Lok Sabha Passes Consumer Protection Bill, 2018

Lok Sabha Passes Consumer Protection Bill, 2018

Author: Rajnish Kumar, ICFAI Law School. Dehradun.


The Lok Sabha passes the consumer protection bill 2018 which wants totally to replace Consumer Protection Act, 1986.

The bill seeks a national level regulator-Central Consumer Protection Authority – to deal with consumer complaints on a Proactive measure. The present law doesn’t have a regulator.

The bill contains main provisions like dealing with the class action, product liability, misleading advertisements, liability for celebrity endorsements etc. This bill also addresses new developments like e-commerce, direct-selling, telemarketing etc.
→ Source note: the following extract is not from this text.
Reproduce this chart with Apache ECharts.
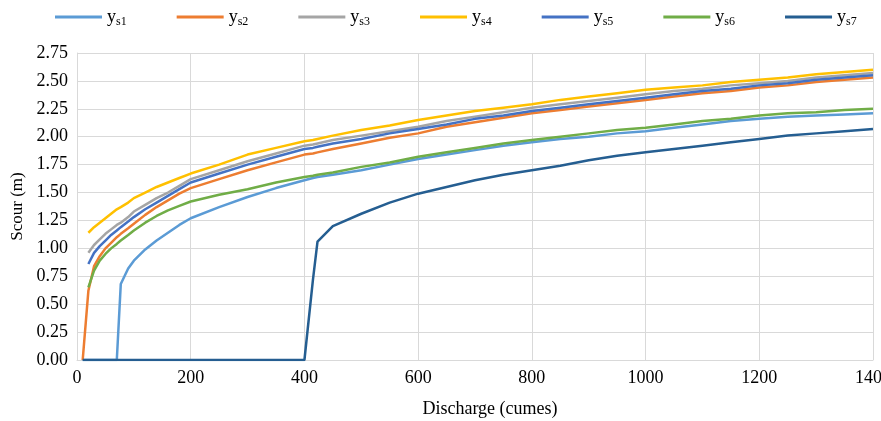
<!DOCTYPE html>
<html>
<head>
<meta charset="utf-8">
<title>Scour vs discharge</title>
<script src="https://cdn.jsdelivr.net/npm/echarts@6/dist/echarts.min.js"></script>
<style>
    html, body { margin: 0; padding: 0; background: #fff; }
    #chart { width: 881px; height: 421px; }
</style>
</head>
<body>
<div id="chart"></div>
<script>
    // discharge values (cumes) shared by all series
    var discharge = [10, 20, 30, 40, 50, 60, 70, 77, 90, 100, 120, 140, 160, 180, 200, 250, 300, 350, 400, 415, 423,
        450, 500, 550, 600, 650, 700, 750, 800, 850, 900, 950, 1000, 1050, 1100, 1150, 1200, 1250, 1300, 1350, 1400];

    var ys1 = [0, 0, 0, 0, 0, 0, 0, 0.68, 0.82, 0.89, 0.99, 1.07, 1.14, 1.21, 1.27, 1.37, 1.46, 1.54, 1.61, 1.63, 1.64,
        1.66, 1.70, 1.75, 1.80, 1.84, 1.88, 1.92, 1.95, 1.98, 2.00, 2.03, 2.05, 2.08, 2.11, 2.14, 2.16, 2.18, 2.19, 2.20, 2.21];
    var ys2 = [0, 0.62, 0.84, 0.93, 1.00, 1.05, 1.10, 1.13, 1.18, 1.22, 1.30, 1.37, 1.43, 1.49, 1.54, 1.62, 1.70, 1.77, 1.84, 1.85, 1.86,
        1.89, 1.94, 1.99, 2.03, 2.09, 2.13, 2.17, 2.21, 2.24, 2.27, 2.30, 2.33, 2.36, 2.39, 2.41, 2.44, 2.46, 2.49, 2.51, 2.53];
    var ys3 = [null, 0.96, 1.03, 1.08, 1.13, 1.17, 1.21, 1.23, 1.28, 1.33, 1.39, 1.45, 1.50, 1.56, 1.62, 1.70, 1.78, 1.85, 1.92, 1.93, 1.94,
        1.97, 2.01, 2.05, 2.09, 2.14, 2.18, 2.22, 2.26, 2.29, 2.32, 2.35, 2.38, 2.41, 2.43, 2.46, 2.48, 2.50, 2.53, 2.55, 2.57];
    var ys4 = [null, 1.14, 1.19, 1.23, 1.27, 1.31, 1.35, 1.37, 1.41, 1.45, 1.50, 1.55, 1.59, 1.63, 1.67, 1.75, 1.84, 1.90, 1.96, 1.97, 1.98,
        2.01, 2.06, 2.10, 2.15, 2.19, 2.23, 2.26, 2.29, 2.33, 2.36, 2.39, 2.42, 2.44, 2.46, 2.49, 2.51, 2.53, 2.56, 2.58, 2.60];
    var ys5 = [null, 0.86, 0.96, 1.02, 1.07, 1.12, 1.16, 1.19, 1.24, 1.28, 1.35, 1.41, 1.47, 1.53, 1.59, 1.67, 1.75, 1.82, 1.89, 1.90, 1.91,
        1.94, 1.98, 2.03, 2.07, 2.11, 2.16, 2.19, 2.23, 2.26, 2.29, 2.32, 2.35, 2.38, 2.41, 2.43, 2.46, 2.48, 2.51, 2.53, 2.55];
    var ys6 = [null, 0.65, 0.80, 0.89, 0.95, 1.00, 1.04, 1.07, 1.12, 1.16, 1.23, 1.29, 1.34, 1.38, 1.42, 1.48, 1.53, 1.59, 1.64, 1.65, 1.66,
        1.68, 1.73, 1.77, 1.82, 1.86, 1.90, 1.94, 1.97, 2.00, 2.03, 2.06, 2.08, 2.11, 2.14, 2.16, 2.19, 2.21, 2.22, 2.24, 2.25];
    var ys7 = [0, 0, 0, 0, 0, 0, 0, 0, 0, 0, 0, 0, 0, 0, 0, 0, 0, 0, 0, 0.72, 1.06,
        1.20, 1.31, 1.41, 1.49, 1.55, 1.61, 1.66, 1.70, 1.74, 1.79, 1.83, 1.86, 1.89, 1.92, 1.95, 1.98, 2.01, 2.03, 2.05, 2.07];

    var seriesNames = ['ys1', 'ys2', 'ys3', 'ys4', 'ys5', 'ys6', 'ys7'];
    var seriesValues = [ys1, ys2, ys3, ys4, ys5, ys6, ys7];
    var colors = ['#5B9BD5', '#ED7D31', '#A5A5A5', '#FFC000', '#4472C4', '#70AD47', '#255E91'];

    var font = '"Liberation Serif", "Times New Roman", serif';

    function pairs(values) {
        var out = [];
        discharge.forEach(function (x, i) {
            out.push([x, values[i]]);
        });
        return out;
    }

    var chart = echarts.init(document.getElementById('chart'));
    chart.setOption({
        animation: false,
        color: colors,
        textStyle: { fontFamily: font },
        legend: {
            left: 50,
            top: 3,
            itemWidth: 47,
            itemHeight: 3,
            itemGap: 50,
            icon: 'rect',
            data: seriesNames,
            formatter: function (name) {
                return '{a|y}{b|' + name.substring(1) + '}';
            },
            textStyle: {
                fontFamily: font,
                color: '#000',
                rich: {
                    a: { fontFamily: font, fontSize: 18, color: '#000' },
                    b: { fontFamily: font, fontSize: 12, color: '#000', padding: [9, 0, 0, 0] }
                }
            }
        },
        grid: {
            left: 77,
            right: 8,
            top: 53,
            bottom: 61,
            outerBoundsMode: 'none'
        },
        xAxis: {
            type: 'value',
            min: 0,
            max: 1400,
            interval: 200,
            name: 'Discharge (cumes)',
            nameLocation: 'middle',
            nameGap: 40,
            nameTextStyle: { fontFamily: font, fontSize: 18, color: '#000', padding: [0, 0, 0, 30] },
            axisLine: { show: true, lineStyle: { color: '#d9d9d9' } },
            axisTick: { show: false },
            axisLabel: {
                fontFamily: font, fontSize: 18, color: '#000', margin: 9,
                formatter: function (v) { return String(v); }
            },
            splitLine: { show: true, lineStyle: { color: '#d9d9d9', width: 1 } }
        },
        yAxis: {
            type: 'value',
            min: 0,
            max: 2.75,
            interval: 0.25,
            name: 'Scour (m)',
            nameLocation: 'middle',
            nameGap: 50,
            nameTextStyle: { fontFamily: font, fontSize: 17, color: '#000' },
            axisLine: { show: true, lineStyle: { color: '#d9d9d9' } },
            axisTick: { show: false },
            axisLabel: {
                fontFamily: font, fontSize: 18, color: '#000', margin: 9,
                formatter: function (v) { return v.toFixed(2); }
            },
            splitLine: { show: true, lineStyle: { color: '#d9d9d9', width: 1 } }
        },
        series: seriesNames.map(function (name, i) {
            return {
                name: name,
                type: 'line',
                showSymbol: false,
                symbol: 'none',
                data: pairs(seriesValues[i]),
                lineStyle: { width: 2.5, color: colors[i] },
                itemStyle: { color: colors[i] },
                z: 2 + i
            };
        })
    });
</script>
</body>
</html>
The highlights of the bills are:-


Central Consumer Protection Authority (CCPA)-

CCPA is a national level regulating body which deals with matters relating to violation of consumer’s right.

Chapter iii of the bill contains provisions regarding CCPA.
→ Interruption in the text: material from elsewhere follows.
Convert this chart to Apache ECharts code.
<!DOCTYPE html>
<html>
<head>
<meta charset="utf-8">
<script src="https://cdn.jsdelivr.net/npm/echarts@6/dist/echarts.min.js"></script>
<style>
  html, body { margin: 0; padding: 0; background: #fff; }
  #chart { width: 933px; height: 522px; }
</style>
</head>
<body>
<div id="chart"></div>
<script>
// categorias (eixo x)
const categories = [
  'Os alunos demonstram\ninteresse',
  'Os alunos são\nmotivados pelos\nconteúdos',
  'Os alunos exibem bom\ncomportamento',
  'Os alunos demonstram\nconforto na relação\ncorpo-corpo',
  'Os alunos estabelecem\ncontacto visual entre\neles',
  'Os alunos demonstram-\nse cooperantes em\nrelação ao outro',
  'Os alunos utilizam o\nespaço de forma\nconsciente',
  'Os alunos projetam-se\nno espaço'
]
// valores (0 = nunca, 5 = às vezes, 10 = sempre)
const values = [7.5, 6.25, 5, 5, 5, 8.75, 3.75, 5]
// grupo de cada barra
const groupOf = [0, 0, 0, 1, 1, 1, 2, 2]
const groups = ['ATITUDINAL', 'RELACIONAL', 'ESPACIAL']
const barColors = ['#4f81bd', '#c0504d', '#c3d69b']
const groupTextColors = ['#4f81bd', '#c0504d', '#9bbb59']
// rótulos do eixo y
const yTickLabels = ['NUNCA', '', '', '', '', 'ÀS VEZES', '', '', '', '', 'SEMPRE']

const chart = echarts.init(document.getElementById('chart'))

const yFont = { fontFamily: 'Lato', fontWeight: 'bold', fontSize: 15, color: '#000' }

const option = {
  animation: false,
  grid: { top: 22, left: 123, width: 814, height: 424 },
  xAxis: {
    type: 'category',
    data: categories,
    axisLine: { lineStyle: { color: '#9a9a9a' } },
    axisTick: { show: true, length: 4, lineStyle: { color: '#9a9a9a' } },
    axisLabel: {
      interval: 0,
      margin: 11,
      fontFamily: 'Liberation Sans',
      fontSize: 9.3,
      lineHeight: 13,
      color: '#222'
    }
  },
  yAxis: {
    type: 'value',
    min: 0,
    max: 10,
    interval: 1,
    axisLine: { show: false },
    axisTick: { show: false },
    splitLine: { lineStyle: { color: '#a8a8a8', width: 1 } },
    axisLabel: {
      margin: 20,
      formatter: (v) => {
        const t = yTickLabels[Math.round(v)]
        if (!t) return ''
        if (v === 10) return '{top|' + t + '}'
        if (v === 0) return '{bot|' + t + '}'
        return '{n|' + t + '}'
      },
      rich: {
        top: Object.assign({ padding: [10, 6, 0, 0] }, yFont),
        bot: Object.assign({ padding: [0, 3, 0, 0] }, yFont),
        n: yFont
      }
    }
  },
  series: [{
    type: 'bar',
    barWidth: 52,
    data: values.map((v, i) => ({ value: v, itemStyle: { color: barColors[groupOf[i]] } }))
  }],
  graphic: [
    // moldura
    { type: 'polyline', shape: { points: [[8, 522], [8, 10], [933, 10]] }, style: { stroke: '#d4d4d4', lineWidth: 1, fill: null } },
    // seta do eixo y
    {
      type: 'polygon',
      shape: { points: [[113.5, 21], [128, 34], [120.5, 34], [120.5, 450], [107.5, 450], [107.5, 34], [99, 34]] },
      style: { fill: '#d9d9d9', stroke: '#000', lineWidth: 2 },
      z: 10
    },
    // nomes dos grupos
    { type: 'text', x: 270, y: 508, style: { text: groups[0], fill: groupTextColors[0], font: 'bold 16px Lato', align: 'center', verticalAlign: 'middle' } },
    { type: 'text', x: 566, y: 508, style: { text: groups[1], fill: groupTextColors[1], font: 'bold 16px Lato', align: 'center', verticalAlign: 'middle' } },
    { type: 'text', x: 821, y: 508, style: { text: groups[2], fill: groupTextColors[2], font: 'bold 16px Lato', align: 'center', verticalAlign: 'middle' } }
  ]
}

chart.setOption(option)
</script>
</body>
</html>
CCPA deals with the right of consumers as a class. it will have an investigating department which will be headed by Director general and has the power of search and seizure.
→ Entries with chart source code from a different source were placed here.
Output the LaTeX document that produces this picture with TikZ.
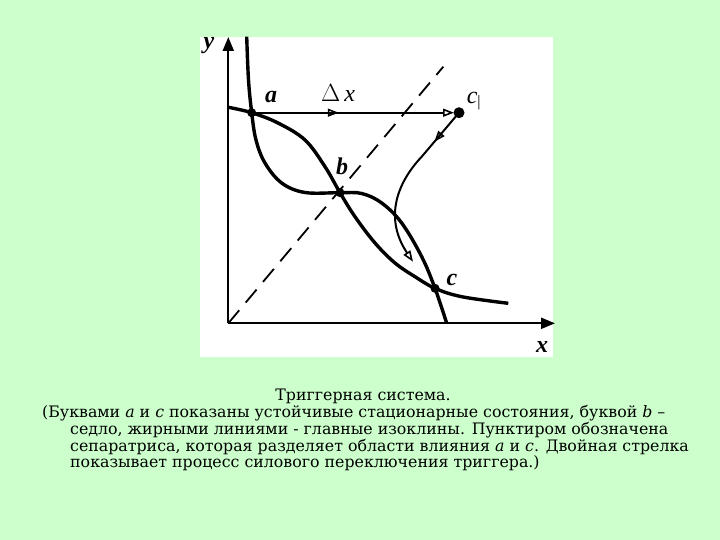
\documentclass[tikz,border=0pt]{standalone}
\usepackage{fontspec}
\setmainfont{Liberation Serif}
\newfontfamily\capfont{DejaVu Serif}
\usetikzlibrary{arrows.meta,decorations.markings}
\definecolor{fond}{RGB}{204,255,204}

\tikzset{
  iso/.style={line width=3.4pt},
  axe/.style={line width=2.2pt,-{Triangle[length=14pt,width=11pt]}},
  traj/.style={line width=2pt},
  midarrow/.style={postaction={decorate},decoration={markings,
      mark=at position #1 with {\arrow{Triangle[open,length=11pt,width=8pt,line width=1.6pt]}}}},
  lbl/.style={font=\bfseries\itshape\fontsize{24}{24}\selectfont},
  lbli/.style={font=\itshape\fontsize{24}{24}\selectfont},
  legende/.style={anchor=west,inner sep=0pt,font=\capfont\fontsize{15.8}{16}\selectfont}
}

\begin{document}
\begin{tikzpicture}[x=1pt,y=-1pt]
\fill [fond] (0,0) rectangle (720,540);
\fill [white] (200,37) rectangle (553,357);

% points
\coordinate (O) at (228.3,323.3);
\coordinate (a) at (251.7,112.7);
\coordinate (b) at (340,192.7);
\coordinate (c) at (435,288.3);
\coordinate (c1) at (459,112.7);

% axes
\draw [axe] (O) -- (228.3,37);
\draw [axe] (O) -- (555,323.3);
\node [lbl] (ly) at (209,46) {y};
\node [lbl] (lx) at (542,347) {x};

% separatrice
\draw [line width=1.8pt,dash pattern=on 17pt off 10pt] (O) -- (443.3,66.7);

% isoclines
\draw [iso] plot [smooth,tension=0.6] coordinates {(246.7,36.7) (248.5,80) (a) (256,140)
  (265,163) (281.7,183) (305,192.5) (b) (361.7,193.5) (381.7,203) (401.7,223)
  (421.7,256.7) (c) (446.7,323.3)};
\draw [iso] plot [smooth,tension=0.6] coordinates {(228.3,107.3) (a) (278,123) (305,140)
  (325,166.7) (b) (355,216.7) (375,243) (395,263) (415,276.7) (c) (461.7,296.7)
  (508.3,303.3)};

% commutation
\draw [traj,midarrow=0.42,-{Triangle[open,length=11pt,width=8pt,line width=1.6pt]},shorten >=5pt] (a) -- (c1);
\draw [traj,midarrow=0.22,-{Triangle[open,length=11pt,width=8pt,line width=1.6pt]},shorten <=4pt]
  (c1) -- (421.7,156.7) .. controls (395,185) and (385,220) .. (413,261.7);

\foreach \p in {a,b,c} \fill (\p) circle [radius=4.5pt];
\fill (c1) circle [radius=5.5pt];

\node [lbl] (la) at (271,97) {a};
\node [lbli] (ldx) at (338,93) {$\Delta$\,x};
\node [lbl] (lb) at (342,166) {b};
\node [lbl] (lc) at (452,280) {c};
\node [lbli] (lc1) at (474,101) {c\textsubscript{\upshape\fontsize{16}{16}\selectfont|}};

% legende
\node [inner sep=0pt,font=\capfont\fontsize{15.8}{16}\selectfont] (titre) at (363,396) {Триггерная система.};
\node [legende] (l1) at (42,413) {(Буквами \textit{a} и \textit{c} показаны устойчивые стационарные состояния, буквой \textit{b} –};
\node [legende] (l2) at (70,430) {седло, жирными линиями - главные изоклины. Пунктиром обозначена};
\node [legende] (l3) at (70,447) {сепаратриса, которая разделяет области влияния \textit{a} и \textit{c}. Двойная стрелка};
\node [legende] (l4) at (70,463) {показывает процесс силового переключения триггера.)};
\end{tikzpicture}
\end{document}
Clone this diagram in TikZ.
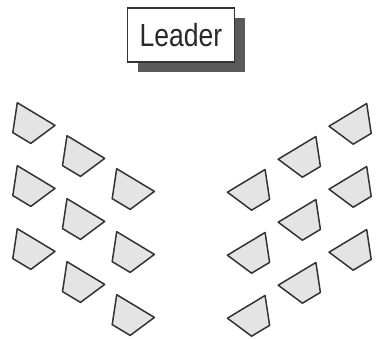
\documentclass[tikz,border=0pt]{standalone}
\usepackage{fontspec}
\newfontfamily\leaderfont{Liberation Sans}[FakeStretch=0.83]
\usepackage{tikz}
\usetikzlibrary{shadows}

\definecolor{deskfill}{HTML}{E4E4E4}
\definecolor{edgegray}{HTML}{333333}
\definecolor{shadowgray}{HTML}{5A5A5A}

\begin{document}
\begin{tikzpicture}[
      x=1pt, y=-1pt,
      box/.style={draw=edgegray, line width=1.2pt, fill=white,
        minimum width=107pt, minimum height=54pt, inner sep=0pt,
        font=\leaderfont\fontsize{32}{34}\selectfont, text=edgegray!80!black,
        drop shadow={shadow xshift=10pt, shadow yshift=-10pt,
          opacity=1, fill=shadowgray}},
      deskline/.style={draw=edgegray, fill=deskfill, line width=1.5pt,
        line join=round},
      desk/.pic={\path[deskline] (0,0) -- (37.7,22.7) -- (13.5,40.7)
        -- (-4.5,29.9) -- cycle;}
    ]
    \useasboundingbox (0,0) rectangle (381,339);
    \node[box] (leader) at (181,35) {Leader};

    % left block of desks
    \foreach \c in {0,1,2}
      \foreach \r in {0,1,2}
        \pic at ({17.3+49.7*\c},{102.7+33*\c+63*\r}) {desk};
    % right block, mirrored
    \foreach \c in {0,1,2}
      \foreach \r in {0,1,2}
        \pic[xscale=-1] at ({366.7-50.8*\c},{103.5+33*\c+63*\r}) {desk};
  \end{tikzpicture}
\end{document}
The district collector of a district is empowered to report to the CCPA regarding consumer’s complaints in the concerned jurisdiction.

It has the power to order the recall of goods which are dangerous or unsafe and unjust for the consumers.

On the basis of the inquiry report, CCPA has the power to lodge complaints before the consumer dispute redressal forum

  • Enhanced Pecuniary Jurisdiction :

The limits of financial jurisdiction have been expanded in the following manner:

  • District forum- Rs 1 crore from Rs 20 lakhs.
  • State commission – Rs 10 crore from Rs 1 crore.
  • National commission – Above Rs 10 crore from Rs 1 crore

The bill also mandates the consumer fora and commission to explore mediation possibilities before adjudicating the complaints.

  • Offences :

The bill makes violation of consumer right punishable offences and chapter vii of this bill deals with them.

The bill also addresses the menace of the adulteration, by making manufacture, sale, shortage of product mixed with adulteration punishable offenses.

The bill also contains an expanded definition for “unfair trade practices” and “unfair contracts” under clause 2(47)and 2(46)respectively.

The  Central government is empowered to make any rules to regulate direct selling multi-level marketing, e-commerce, tele-shopping etc.